Slovakia debates sex education in schools

When it comes to discussing sex, Slovaks may be among Europe's most conservative. About 60% of people claim to be Catholic and this is leading to some very lively discussion over attempts to introduce sexual education into school.

Students from Prague's Jaroslav Seifert High School
Teenagers don't have enough information about sexuality and birth control. This is what the Slovak Family Planning Association claims as a reason for its initiative to introduce a handbook for sexual education. Such an initiative is, however, not really appreciated by the Catholic Church in Slovakia. The spokesperson for the Slovak Bishops Conference set out the Church's objections.

"We have two major objections to this so called sexual education. The fist one is that this handbook does not comply with the culture of life. That means it doesn't respect life from the natural beginning to natural death.
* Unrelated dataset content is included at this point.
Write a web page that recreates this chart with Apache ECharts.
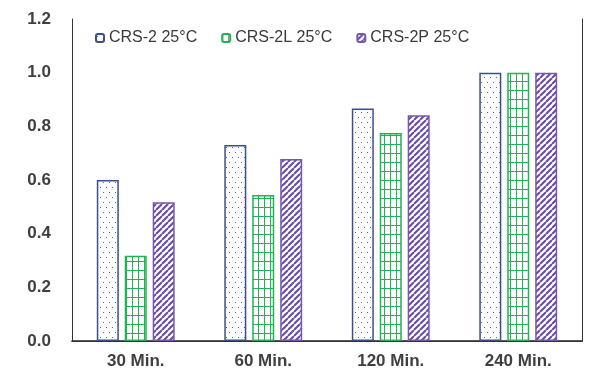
<!DOCTYPE html>
<html><head><meta charset="utf-8">
<script src="https://cdn.jsdelivr.net/npm/echarts@6/dist/echarts.min.js"></script>
<style>html,body{margin:0;padding:0;background:#fff}#c{width:594px;height:381px}</style>
</head><body><div id="c"></div>
<script>
const categories = ['30 Min.', '60 Min.', '120 Min.', '240 Min.'];
const seriesNames = ['CRS-2 25°C', 'CRS-2L 25°C', 'CRS-2P 25°C'];
const crs2 = [0.60, 0.73, 0.866, 1.0];
const crs2L = [0.318, 0.544, 0.775, 1.0];
const crs2P = [0.517, 0.678, 0.841, 1.0];
const yTicks = [0, 0.2, 0.4, 0.6, 0.8, 1.0, 1.2];

function mk(w, h, draw) {
  const c = document.createElement('canvas');
  c.width = w; c.height = h;
  const g = c.getContext('2d');
  g.fillStyle = '#fff'; g.fillRect(0, 0, w, h);
  draw(g);
  return c;
}
const dots = mk(6, 10, g => {
  g.fillStyle = '#5868a8';
  g.fillRect(1, 2, 1, 1);
  g.fillRect(4, 7, 1, 1);
});
const grid = mk(6, 9, g => {
  g.fillStyle = '#1cb454';
  g.fillRect(0, 0, 6, 1);
  g.fillRect(0, 0, 1, 9);
});
const stripes = mk(6, 6, g => {
  g.strokeStyle = '#6a48a8';
  g.lineWidth = 2;
  g.beginPath();
  for (let k = -6; k <= 12; k += 6) { g.moveTo(k, 6); g.lineTo(k + 6, 0); }
  g.stroke();
});

const chart = echarts.init(document.getElementById('c'), null, {renderer: 'canvas'});
const font = 'Liberation Sans, Arial, sans-serif';
function bar(name, data, pat, border) {
  return {
    name, type: 'bar', data, barWidth: 22, barGap: '27%',
    itemStyle: {color: {image: pat, repeat: 'repeat'}, borderColor: border, borderWidth: 1.5}
  };
}
chart.setOption({
  animation: false,
  backgroundColor: '#fff',
  legend: {
    top: 25, left: 90, itemWidth: 8, itemHeight: 8, itemGap: 24,
    textStyle: {fontFamily: font, fontSize: 16, color: '#3a3a3a', padding: [0,0,0,0]},
    data: seriesNames
  },
  grid: {left: 72, right: 12, top: 19, bottom: 40},
  xAxis: [{
    type: 'category', data: categories,
    axisLine: {lineStyle: {color: '#222', width: 1.5}},
    axisTick: {show: false},
    axisLabel: {fontFamily: font, fontSize: 17, fontWeight: 'bold', color: '#404040', margin: 12}
  }, {
    type: 'category', data: categories, position: 'top',
    axisLine: {show: true, lineStyle: {color: '#333', width: 1}},
    axisTick: {show: false}, axisLabel: {show: false}
  }],
  yAxis: [{
    type: 'value', min: 0, max: 1.2, interval: 0.2,
    axisLine: {show: true, lineStyle: {color: '#333'}},
    axisTick: {show: false},
    splitLine: {show: false},
    axisLabel: {fontFamily: font, fontSize: 17, fontWeight: 'bold', color: '#404040', margin: 21,
      formatter: v => { const t = yTicks.find(x => Math.abs(x - v) < 1e-9); return (t !== undefined ? t : v).toFixed(1); }}
  }, {
    type: 'value', min: 0, max: 1.2, interval: 0.2, position: 'right',
    axisLine: {show: true, lineStyle: {color: '#333'}},
    axisTick: {show: false}, splitLine: {show: false}, axisLabel: {show: false}
  }],
  series: [
    bar(seriesNames[0], crs2, dots, '#3a4f8c'),
    bar(seriesNames[1], crs2L, grid, '#22b356'),
    bar(seriesNames[2], crs2P, stripes, '#7558ae')
  ]
});
</script></body></html>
The moral principles presented in this literature are not in accordance with what Christians and also cultural world honors in the area of life's protection. Our second objection is that an organization which does not even belong under the Ministry of Education would flood the schools by their perceptions of sexuality."
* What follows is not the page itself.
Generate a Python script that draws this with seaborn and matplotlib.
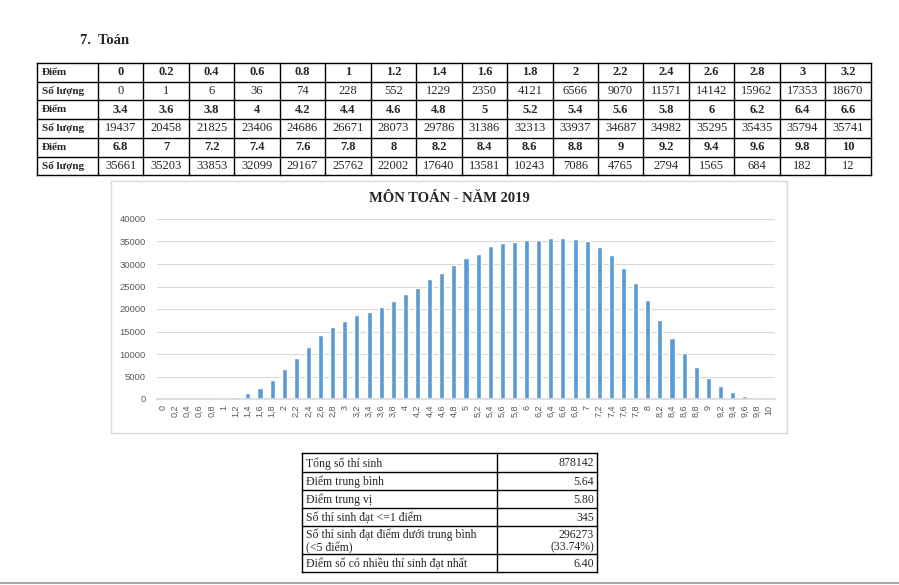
import matplotlib
matplotlib.use("Agg")
import matplotlib.pyplot as plt
import seaborn as sns
import pandas as pd
from matplotlib.patches import Rectangle

# --- DATA ---
SCORES = [0, 0.2, 0.4, 0.6, 0.8, 1, 1.2, 1.4, 1.6, 1.8, 2, 2.2, 2.4, 2.6, 2.8, 3, 3.2,
          3.4, 3.6, 3.8, 4, 4.2, 4.4, 4.6, 4.8, 5, 5.2, 5.4, 5.6, 5.8, 6, 6.2, 6.4, 6.6,
          6.8, 7, 7.2, 7.4, 7.6, 7.8, 8, 8.2, 8.4, 8.6, 8.8, 9, 9.2, 9.4, 9.6, 9.8, 10]
COUNTS = [0, 1, 6, 36, 74, 228, 552, 1229, 2350, 4121, 6566, 9070, 11571, 14142, 15962, 17353, 18670,
          19437, 20458, 21825, 23406, 24686, 26671, 28073, 29786, 31386, 32313, 33937, 34687, 34982, 35295, 35435, 35794, 35741,
          35661, 35203, 33853, 32099, 29167, 25762, 22002, 17640, 13581, 10243, 7086, 4765, 2794, 1565, 684, 182, 12]

STAT_LABELS = ["Tổng số thí sinh", "Điểm trung bình", "Điểm trung vị", "Số thí sinh đạt <=1 điểm",
               "Số thí sinh đạt điểm dưới trung bình\n(<5 điểm)", "Điểm số có nhiều thí sinh đạt nhất"]
STAT_VALUES = ["878142", "5.64", "5.80", "345", "296273\n(33.74%)", "6.40"]

SECTION_TITLE = "7.  Toán"
CHART_TITLE = "MÔN TOÁN - NĂM 2019"

W, H = 899, 585
SERIF = ["Liberation Serif", "DejaVu Serif"]
BAR_COLOR = "#5B9BD5"

sns.set_theme(style="white")
plt.rcParams['font.family'] = ["Liberation Sans", "DejaVu Sans"]

fig = plt.figure(figsize=(W / 100, H / 100), dpi=100)
bg = fig.add_axes([0, 0, 1, 1])
bg.set_xlim(0, W)
bg.set_ylim(H, 0)
bg.axis("off")


def grid_lines(ax, xs, ys, lw=1.0, color="black"):
    for y in ys:
        ax.plot([xs[0], xs[-1]], [y, y], color=color, lw=lw, solid_capstyle="projecting")
    for x in xs:
        ax.plot([x, x], [ys[0], ys[-1]], color=color, lw=lw, solid_capstyle="projecting")


# section heading
bg.text(80, 40, SECTION_TITLE, family=SERIF, fontweight="bold", fontsize=10.5, va="center", ha="left")

# --- top score table ---
n_per_row = 17
x_left, x_first, col_w = 37, 98, 45.45
row_top, row_h = 63, 18.7
xs = [x_left] + [x_first + i * col_w for i in range(n_per_row + 1)]
ys = [row_top + i * row_h for i in range(7)]
grid_lines(bg, xs, ys)

fmt = lambda v: f"{v:g}"
for block in range(3):
    chunk = slice(block * n_per_row, (block + 1) * n_per_row)
    y_score = (ys[2 * block] + ys[2 * block + 1]) / 2
    y_count = (ys[2 * block + 1] + ys[2 * block + 2]) / 2
    bg.text(x_left + 5, y_score, "Điểm", family=SERIF, fontweight="bold", fontsize=8, va="center")
    bg.text(x_left + 5, y_count, "Số lượng", family=SERIF, fontweight="bold", fontsize=8, va="center")
    for i, (s, c) in enumerate(zip(SCORES[chunk], COUNTS[chunk])):
        cx = x_first + (i + 0.5) * col_w
        bg.text(cx, y_score, fmt(s), family=SERIF, fontweight="bold", fontsize=9, ha="center", va="center")
        bg.text(cx, y_count, str(c), family=SERIF, fontsize=9, ha="center", va="center")

# --- chart box ---
bg.add_patch(Rectangle((111, 181), 676, 252, fill=False, edgecolor="#D9D9D9", lw=1))
bg.text(449, 198, CHART_TITLE, family=SERIF, fontweight="bold", fontsize=10.5, ha="center", va="center")

ax = fig.add_axes([157 / W, 1 - 399 / H, 618 / W, 180 / H])
df = pd.DataFrame({"score": [fmt(s).replace(".", ",") for s in SCORES], "count": COUNTS})
sns.barplot(data=df, x="score", y="count", color=BAR_COLOR, width=0.42, saturation=1, ax=ax)
ax.set_ylim(0, 40000)
ax.set_yticks(range(0, 40001, 5000))
ax.set_xlim(-0.5, len(SCORES) - 0.5)
ax.set_xlabel("")
ax.set_ylabel("")
ax.grid(axis="y", color="#D9D9D9", lw=0.8)
ax.set_axisbelow(True)
for sp in ax.spines.values():
    sp.set_visible(False)
ax.spines["bottom"].set_visible(True)
ax.spines["bottom"].set_color("#D9D9D9")
ax.tick_params(axis="y", labelsize=6.8, colors="#595959", length=0, pad=8)
ax.tick_params(axis="x", labelsize=6.5, colors="#595959", length=0, rotation=90, pad=4)
ax.patch.set_alpha(0)

# --- statistics table ---
sx = [302, 497, 597]
sy = [453, 472, 490, 508, 526, 554, 572]
grid_lines(bg, sx, sy)
for i, (lab, val) in enumerate(zip(STAT_LABELS, STAT_VALUES)):
    cy = (sy[i] + sy[i + 1]) / 2 + 1
    bg.text(sx[0] + 4, cy, lab, family=SERIF, fontsize=8.5, va="center", ha="left", linespacing=1.1)
    bg.text(sx[2] - 3, cy, val, family=SERIF, fontsize=8.5, va="center", ha="right",
            multialignment="right", linespacing=1.1)

# bottom page rule
bg.plot([0, W], [583, 583], color="#A6A6A6", lw=1.5)

fig.savefig("out.png", dpi=100)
The Slovak Family Planning Association believes that the publication was prepared in compliance with internationally acknowledged standards, by associate professors, gynecologists, and teachers. The head of the Association Olga Pietruchova brings the initiative closer.

"We did it because according to our surveys with did among teachers and pupils, we saw that there are no really objective materials in the schools and there is lack of knowledge on many issues which are considered to be a part of the sexuality education in European Union."

What is the main goal of this sexual education and the information campaign you would like to launch?

"Of course our main goal is to inform pupils objectively, according to the newest science knowledge on family planning, it means on contraception, on prevention, on unwanted pregnancy, as well as prevention on sexually transmitted diseases. But also to speak about sexuality as a positive part of human life, which is seen among young people of course as a very important of their lives. We also speak about homosexuality as a normal issue which has to be accepted by society and young people at all. We also speak about gender equality."

When you compare your proposal with for example European standard...?

"We tried it to elaborate it in a way that would be acceptable for majority of our society, which is still much more conservative than for example Netherlands. In Slovakia, not only in sexual education, but in the education system at all, still, it's much more authoritarian system."

It is clear that something has to be done in terms of sexual education, because pupils receive very little relevant information at schools. Media and especially internet has become their primary source on this subject. Both sides - the Slovak Family Planning Association and Catholic Church are now waiting for the ministry to announce its position.